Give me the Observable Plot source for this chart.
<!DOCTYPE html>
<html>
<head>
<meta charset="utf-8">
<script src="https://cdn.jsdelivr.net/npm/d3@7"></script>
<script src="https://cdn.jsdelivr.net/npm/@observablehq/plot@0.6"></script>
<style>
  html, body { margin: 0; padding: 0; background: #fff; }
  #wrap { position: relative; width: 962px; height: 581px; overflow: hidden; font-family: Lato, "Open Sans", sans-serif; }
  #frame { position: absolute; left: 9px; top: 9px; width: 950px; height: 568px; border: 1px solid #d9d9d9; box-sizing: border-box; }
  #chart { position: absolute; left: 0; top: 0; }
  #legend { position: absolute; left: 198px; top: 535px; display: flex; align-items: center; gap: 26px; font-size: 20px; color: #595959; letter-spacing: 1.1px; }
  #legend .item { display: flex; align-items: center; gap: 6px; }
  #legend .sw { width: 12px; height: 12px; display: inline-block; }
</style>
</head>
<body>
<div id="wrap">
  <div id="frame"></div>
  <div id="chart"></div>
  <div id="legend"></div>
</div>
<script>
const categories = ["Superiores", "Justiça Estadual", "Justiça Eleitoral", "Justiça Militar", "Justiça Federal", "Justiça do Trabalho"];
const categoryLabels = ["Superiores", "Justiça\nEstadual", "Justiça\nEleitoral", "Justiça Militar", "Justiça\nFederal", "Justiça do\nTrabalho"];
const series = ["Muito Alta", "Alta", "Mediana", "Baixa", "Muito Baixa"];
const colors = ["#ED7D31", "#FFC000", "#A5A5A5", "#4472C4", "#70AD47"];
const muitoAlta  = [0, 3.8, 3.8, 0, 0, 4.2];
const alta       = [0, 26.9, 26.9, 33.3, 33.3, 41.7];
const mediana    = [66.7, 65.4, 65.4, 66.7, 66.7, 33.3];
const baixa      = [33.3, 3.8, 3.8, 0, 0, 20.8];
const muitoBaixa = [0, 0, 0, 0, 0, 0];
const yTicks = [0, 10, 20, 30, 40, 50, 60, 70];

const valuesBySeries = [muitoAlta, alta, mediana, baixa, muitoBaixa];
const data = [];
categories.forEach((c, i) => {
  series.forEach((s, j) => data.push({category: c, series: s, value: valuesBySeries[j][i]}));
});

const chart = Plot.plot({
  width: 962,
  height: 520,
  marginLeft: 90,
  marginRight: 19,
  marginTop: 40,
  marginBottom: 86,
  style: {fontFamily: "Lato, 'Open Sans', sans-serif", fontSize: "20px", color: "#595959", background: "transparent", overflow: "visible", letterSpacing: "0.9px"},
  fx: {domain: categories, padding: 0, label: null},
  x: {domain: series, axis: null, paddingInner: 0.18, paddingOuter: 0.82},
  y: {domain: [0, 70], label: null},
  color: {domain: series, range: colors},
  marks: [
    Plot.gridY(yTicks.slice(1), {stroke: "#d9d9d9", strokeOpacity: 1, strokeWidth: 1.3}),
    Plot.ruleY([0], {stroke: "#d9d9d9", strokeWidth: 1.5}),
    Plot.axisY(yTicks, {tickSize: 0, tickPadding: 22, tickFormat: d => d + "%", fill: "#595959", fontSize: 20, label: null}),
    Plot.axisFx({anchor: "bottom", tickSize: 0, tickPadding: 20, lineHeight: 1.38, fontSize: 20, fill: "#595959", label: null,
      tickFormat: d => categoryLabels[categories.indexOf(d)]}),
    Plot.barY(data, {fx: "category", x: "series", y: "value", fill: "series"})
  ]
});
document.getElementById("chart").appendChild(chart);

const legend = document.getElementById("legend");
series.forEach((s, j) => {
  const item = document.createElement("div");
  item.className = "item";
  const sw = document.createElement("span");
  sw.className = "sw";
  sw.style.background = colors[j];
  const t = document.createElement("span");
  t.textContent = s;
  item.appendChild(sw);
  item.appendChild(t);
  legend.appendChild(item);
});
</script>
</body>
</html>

EXERCISE » Copy out all lines that carry the word "chart".

COMPLETED TASK »
Give me the Observable Plot source for this chart.
  #chart { position: absolute; left: 0; top: 0; }
  <div id="chart"></div>
const chart = Plot.plot({
document.getElementById("chart").appendChild(chart);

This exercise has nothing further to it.